What’s weird is that nrrrrdgrrlllzzz I know universally seem to think that fawning over Leelo in the 5th is an understandable thing to do.
Carrie-Ann Moss
The Matrix was the most present movie of 1999. You could not avoid it and, as part of it, the opening scene where C-AM beats the crap out of dudes in a leather catsuit, which was very well lit to show off how well it fit.
In the 2000’s she did a great job in “Memento” and I’ve heard good things about her turn in “Disturbia”.
and lastly…
Belle
Virtuous, brave, determined, and expressive.
A lover of books.
A person who sees the deeper beauty of a person.
A girl who shuns the easy path and always can be counted on to be good and kind.
As creepy as it is to love a cartoon, Belle is the spiritual blueprint for the “right kind of girl”: the one you treat nice, take to meet your parents and with whom you think a life of exploration company doesn’t sound at all like torture guys at the bar make it to be, it sounds, well, kinda nice."

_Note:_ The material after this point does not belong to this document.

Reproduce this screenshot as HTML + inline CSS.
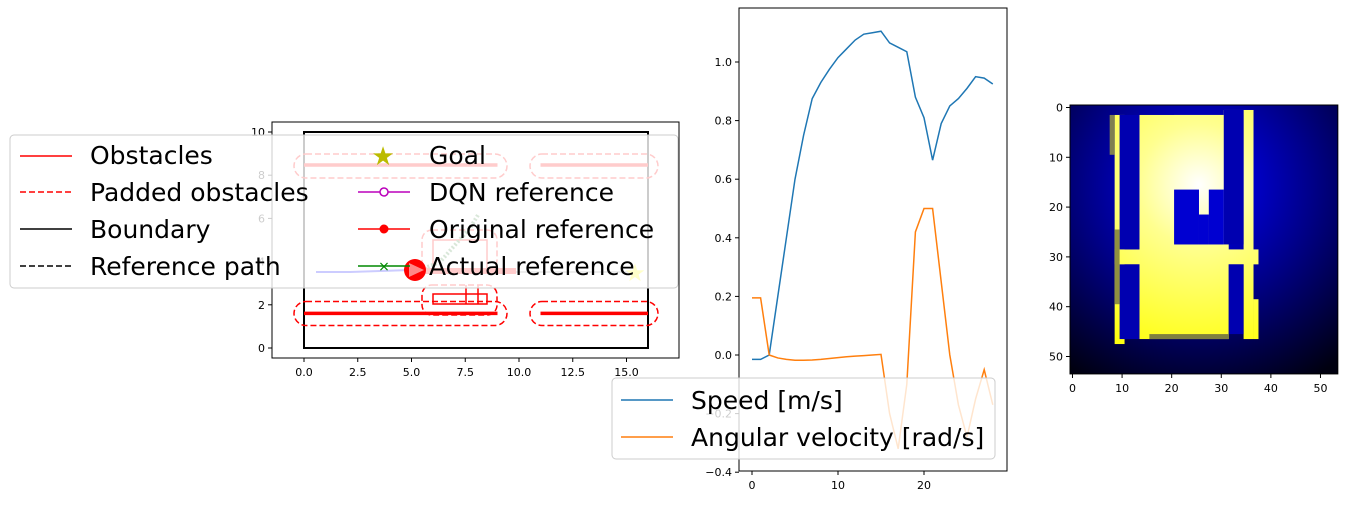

Come to think of it, Belle is sorta a bird of a feather with my special gal.
And that’s it!
Honorable Mention
- “Rushmore Chick” (Olivia Williams)
- Juliette Lewis (NBK anyone?)
- Madeline Stowe-English wealthy and quiet beauty pretty
- Carmen electra (dorm room hawwwttttt)
- Shania Twain (Country goes hawwwwttttt)
- Aniston early “Friends” years (1996 Rolling Stone with her on the cover was very popular for a reason)
- Sharon Stone (B.I. had many sophomores at my high school talking-a lot!)